The appearance of foveomacular retinoschisis may be confused with CME. However, FFA of patients with retinoschisis is often normal, or a slightly hyperfluorescent circular zone is observed in the edges of the macular area.8 The first member of the family was a 15-year-old daughter referred to our clinic with the diagnosis of CME. We detected no leakage suggesting CME on FFA of this patient, and we were unable to perform FFA in the 4-year-old daughter with retinoschisis. Goldmann-Favre syndrome, which is characterized by foveal schisis, is also important in the differential diagnosis. Autosomal recessive transmission, severe nyctalopia, pigmentary retinopathy, and attenuation of a- and b-waves in ERG are important for differentiation from XLRS.2


Study Limitations

One of the limitations of our case was that we could not draw a family tree due to missing data about the ocular condition of the families of the mother and father. Another limitation was that we did not conduct molecular gene analysis, which could have contributed to the literature. Such a workup would certainly have yielded very precious information regarding the possibility of meaningful genotype-phenotype correlations in X-linked juvenile retinoschisis.

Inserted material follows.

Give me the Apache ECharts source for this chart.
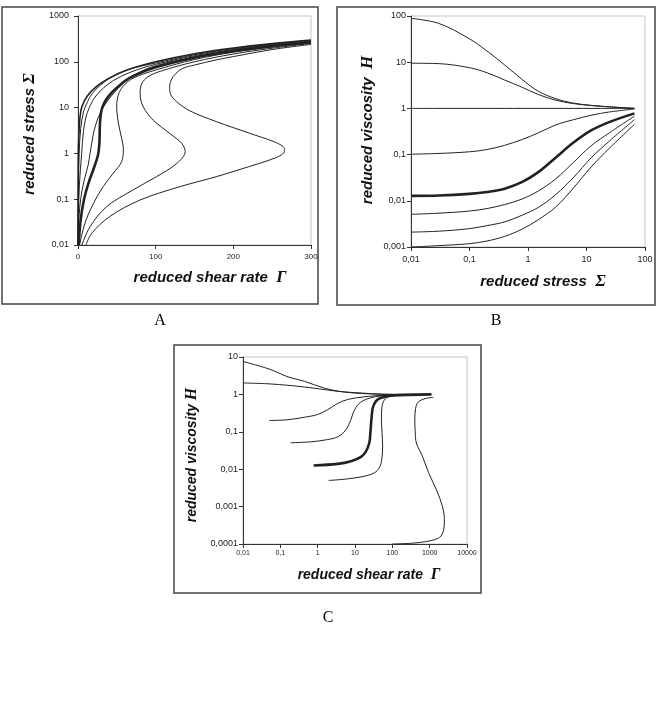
<!DOCTYPE html>
<html>
<head>
<meta charset="utf-8">
<script src="https://cdn.jsdelivr.net/npm/echarts@6/dist/echarts.min.js"></script>
<style>
  html, body { margin: 0; padding: 0; background: #fff; }
  #chart { width: 659px; height: 713px; }
</style>
</head>
<body>
<div id="chart"></div>
<script>
// panel A : [reduced shear rate, reduced stress]
const curveA1 = [[0.02,0.01],[0.1,0.1],[0.4,1],[1,2.3],[2.6,6.3],[5,10.5],[12,18],[24,29],[39,43],[63,66],[100,100],[150,150],[200,200],[250,250],[300,300]];
const curveA2 = [[0.05,0.01],[0.5,0.1],[1.5,1],[3.5,3.5],[7,8],[11,12],[18,20],[29,31],[45,48],[70,72],[100,94],[150,143],[200,193],[250,243],[300,292]];
const curveA3 = [[0.05,0.01],[0.6,0.05],[1.8,0.2],[4.7,1],[7,3],[10,6],[14.6,10],[22,17],[33,27],[50,43],[75,66],[100,88],[150,136],[200,186],[250,236],[300,284]];
const curveA4 = [[0.2,0.01],[1.3,0.04],[3.4,0.1],[7.7,0.25],[13,0.55],[15.5,1],[18,1.8],[21,3.3],[26,6],[33,10.5],[43,18],[60,36],[80,60],[100,82],[150,130],[200,178],[250,228],[300,276]];
const curveA5 = [[0.86,0.01],[3.4,0.035],[7.7,0.098],[13.3,0.22],[19.7,0.44],[24,0.72],[26.2,1],[27.5,1.66],[27.9,2.75],[28.3,4.6],[29.6,7.6],[32.6,11.5],[39,17.4],[50,27],[67,45],[100,76],[150,123],[200,172],[250,220],[300,268]];
const curveA6 = [[2,0.01],[9,0.03],[19.7,0.08],[32.6,0.19],[45.5,0.37],[56.2,0.66],[58.4,1.25],[56.2,2.14],[52,4.6],[49.8,10.5],[52,19],[58,29],[71,44],[100,66],[150,112],[200,162],[250,210],[300,260]];
const curveA7 = [[5,0.01],[15.5,0.025],[37,0.069],[71,0.16],[101,0.31],[127,0.6],[138,1.1],[133.5,1.66],[118.5,2.7],[97,5.3],[84,10.4],[80,20],[82,33],[90,47],[106,62],[150,100],[200,148],[250,198],[300,252]];
const curveA8 = [[10.3,0.01],[17.6,0.018],[41,0.042],[80,0.096],[131,0.187],[178,0.31],[221,0.52],[247,0.72],[262,0.93],[266,1.15],[264,1.41],[252,1.81],[221,2.75],[178,4.96],[144,8.5],[127,13.5],[119,20],[118,28],[120,40],[126,56],[135,72],[150,85],[178,110],[200,130],[250,185],[300,240]];

// panel B : reduced viscosity against reduced stress
const stressB = [0.01, 0.03, 0.1, 0.2, 0.4, 0.8, 1.5, 3, 6, 12, 25, 66];
const etaB1 = [89, 69, 32, 17.4, 8.7, 4.2, 2.35, 1.62, 1.3, 1.16, 1.08, 1.0];
const etaB2 = [9.5, 9.3, 7.6, 5.9, 4.1, 2.85, 2.0, 1.5, 1.27, 1.16, 1.08, 1.0];
const etaB3 = [1, 1, 1, 1, 1, 1, 1, 1, 1, 1, 1, 1];
const etaB4 = [0.102, 0.106, 0.115, 0.129, 0.159, 0.213, 0.295, 0.44, 0.57, 0.71, 0.84, 0.97];
const etaB5 = [0.0128, 0.013, 0.0141, 0.0155, 0.0183, 0.0256, 0.0417, 0.087, 0.182, 0.333, 0.51, 0.78];
const etaB6 = [0.0051, 0.0054, 0.006, 0.0068, 0.0083, 0.011, 0.0163, 0.03, 0.068, 0.155, 0.3, 0.68];
const etaB7 = [0.0021, 0.0022, 0.0025, 0.0029, 0.0035, 0.0049, 0.0072, 0.0137, 0.032, 0.085, 0.2, 0.57];
const etaB8 = [0.001, 0.00107, 0.00118, 0.00135, 0.0017, 0.00245, 0.0039, 0.0074, 0.019, 0.054, 0.14, 0.45];

// panel C : [reduced shear rate, reduced viscosity]
const curveC1 = [[0.01,7.6],[0.056,4.6],[0.15,3.0],[0.44,2.24],[1.5,1.48],[5,1.16],[27,1.03],[110,1.0],[1100,1.0]];
const curveC2 = [[0.01,2.02],[0.056,1.9],[0.44,1.58],[3.5,1.21],[27,1.05],[110,1.0],[1100,1.0]];
const curveC3 = [[0.051,0.2],[0.157,0.21],[0.44,0.245],[1,0.29],[1.85,0.39],[3.4,0.57],[6.3,0.73],[14.5,0.84],[41,0.93],[112,0.97],[1100,1.0]];
const curveC4 = [[0.19,0.051],[0.66,0.054],[1.85,0.062],[3.5,0.074],[5.6,0.11],[7.6,0.2],[9.3,0.35],[12.6,0.56],[20,0.74],[35,0.87],[80,0.95],[1100,1.0]];
const curveC5 = [[0.78,0.0126],[3.4,0.0139],[7.8,0.0164],[14.5,0.0214],[19.7,0.03],[24.2,0.051],[25.8,0.094],[27,0.17],[28,0.26],[30,0.44],[36.5,0.66],[50,0.81],[92,0.93],[1100,1.0]];
const curveC6 = [[1.97,0.005],[6.3,0.0055],[17.8,0.0065],[33,0.008],[45,0.011],[52,0.018],[55,0.041],[53,0.094],[51,0.21],[52,0.4],[58,0.65],[75,0.85],[120,0.95],[1100,1.0]];
const curveC7 = [[1250,0.83],[750,0.77],[490,0.62],[420,0.42],[400,0.21],[410,0.1],[440,0.05],[620,0.024],[940,0.008],[1570,0.0026],[2200,0.001],[2480,0.00045],[2370,0.00024],[1840,0.00015],[950,0.00012],[330,0.000105],[100,0.0001]];

const chart = echarts.init(document.getElementById('chart'));

const sansFont = '"Liberation Sans", Arial, sans-serif';
const serifFont = '"Liberation Serif", "Times New Roman", serif';
const inkColor = '#222';

// 0.01 -> "0,01"
const commaLabel = v => String(+(+v).toPrecision(4)).replace('.', ',');

const makeLine = (idx, data, width) => ({
  type: 'line',
  xAxisIndex: idx,
  yAxisIndex: idx,
  data: data,
  showSymbol: false,
  smooth: 0.35,
  lineStyle: { color: inkColor, width: width || 1 },
  silent: true,
  animation: false
});

const axisBase = (gridIndex, fontSize, margin) => ({
  gridIndex: gridIndex,
  axisLine: { lineStyle: { color: '#333', width: 1 } },
  axisTick: { show: true, length: 4, lineStyle: { color: '#333' } },
  axisLabel: { color: '#222', fontSize: fontSize, fontFamily: sansFont, margin: margin, formatter: commaLabel },
  splitLine: { show: false }
});

const titleText = (x, y, text, size, rotate) => ({
  type: 'text',
  x: x,
  y: y,
  rotation: rotate ? Math.PI / 2 : 0,
  style: {
    text: text,
    fill: '#111',
    fontFamily: sansFont,
    fontSize: size,
    fontStyle: 'italic',
    fontWeight: 'bold',
    align: 'center',
    verticalAlign: 'middle',
    rich: {
      g: { fontFamily: serifFont, fontStyle: 'italic', fontWeight: 'bold', fontSize: size + 2, fill: '#111' }
    }
  }
});

const panelBox = (x, y, w, h) => ({
  type: 'rect',
  shape: { x: x, y: y, width: w, height: h },
  style: { fill: 'none', stroke: '#444', lineWidth: 1.5 },
  silent: true
});

const letter = (x, y, t) => ({
  type: 'text', x: x, y: y,
  style: { text: t, fill: '#000', fontFamily: serifFont, fontSize: 16, align: 'center', verticalAlign: 'middle' }
});

const gridFrame = { show: true, borderColor: '#c4c4c4', borderWidth: 1, backgroundColor: 'transparent' };

const option = {
  backgroundColor: '#fff',
  animation: false,
  grid: [
    Object.assign({ left: 78, top: 16, width: 233, height: 229 }, gridFrame),
    Object.assign({ left: 411, top: 16, width: 234, height: 231 }, gridFrame),
    Object.assign({ left: 243, top: 357, width: 224, height: 187 }, gridFrame)
  ],
  xAxis: [
    Object.assign(axisBase(0, 8, 8), { type: 'value', min: 0, max: 300, interval: 100 }),
    Object.assign(axisBase(1, 9, 8), { type: 'log', logBase: 10, min: 0.01, max: 100 }),
    Object.assign(axisBase(2, 7, 6), { type: 'log', logBase: 10, min: 0.01, max: 10000 })
  ],
  yAxis: [
    Object.assign(axisBase(0, 9, 9), { type: 'log', logBase: 10, min: 0.01, max: 1000 }),
    Object.assign(axisBase(1, 9, 5), { type: 'log', logBase: 10, min: 0.001, max: 100 }),
    Object.assign(axisBase(2, 9, 5), { type: 'log', logBase: 10, min: 0.0001, max: 10 })
  ],
  series: [
    makeLine(0, curveA1, 1.6),
    makeLine(0, curveA2),
    makeLine(0, curveA3),
    makeLine(0, curveA4),
    makeLine(0, curveA5, 2.6),
    makeLine(0, curveA6),
    makeLine(0, curveA7),
    makeLine(0, curveA8),
    makeLine(1, stressB.map((s, i) => [s, etaB1[i]])),
    makeLine(1, stressB.map((s, i) => [s, etaB2[i]])),
    makeLine(1, stressB.map((s, i) => [s, etaB3[i]])),
    makeLine(1, stressB.map((s, i) => [s, etaB4[i]])),
    makeLine(1, stressB.map((s, i) => [s, etaB5[i]]), 2.6),
    makeLine(1, stressB.map((s, i) => [s, etaB6[i]])),
    makeLine(1, stressB.map((s, i) => [s, etaB7[i]])),
    makeLine(1, stressB.map((s, i) => [s, etaB8[i]])),
    makeLine(2, curveC1),
    makeLine(2, curveC2),
    makeLine(2, curveC3),
    makeLine(2, curveC4),
    makeLine(2, curveC5, 2.6),
    makeLine(2, curveC6),
    makeLine(2, curveC7)
  ],
  graphic: [
    panelBox(2, 7, 316, 297),
    panelBox(337, 7, 318, 298),
    panelBox(174, 345, 307, 248),
    titleText(210, 278, 'reduced shear rate  {g|Γ}', 15, false),
    titleText(30, 134, 'reduced stress {g|Σ}', 15, true),
    titleText(543, 282, 'reduced stress  {g|Σ}', 15, false),
    titleText(368, 130, 'reduced viscosity  {g|H}', 15, true),
    titleText(369, 575, 'reduced shear rate  {g|Γ}', 14, false),
    titleText(192, 455, 'reduced viscosity {g|H}', 14, true),
    letter(160, 321, 'A'),
    letter(496, 321, 'B'),
    letter(328, 618, 'C')
  ]
};

chart.setOption(option);
</script>
</body>
</html>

In conclusion, XLRS, which manifests with low vision in the first decade of life, is detected at a high frequency in countries with high prevalence of consanguineous marriage, and the importance of genetic counseling is growing in these countries. Taking this rare condition into consideration will prevent incorrect treatment for CME in these patients. These patients may be treated for misdiagnoses such as amblyopia, strabismus, hyperopia, and astigmatism. The correct diagnosis can prevent the application of inappropriate treatments, and informing the patients about the risk factors for development of retinal detachment and taking precautions may prevent the occurrence of complications like retinal detachment. In addition, early diagnosis of individuals with XLRS will become more important because RS1 (retinoschisis 1) gene therapy outcomes in animal models are promising.


Ethics

Informed Consent: Obtained.

Peer-review: Externally peer reviewed.

Authorship Contributions

Surgical and Medical Practices: M.Ö., Concept: M.Ö., Design: G.Y., Data Collection or Processing: G.Y., Analysis or Interpretation: K.Z., Literature Search: E.K., Writing: K.Z.

Conflict of Interest: No conflict of interest was declared by the authors.

Financial Disclosure: The authors declared that this study received no financial support.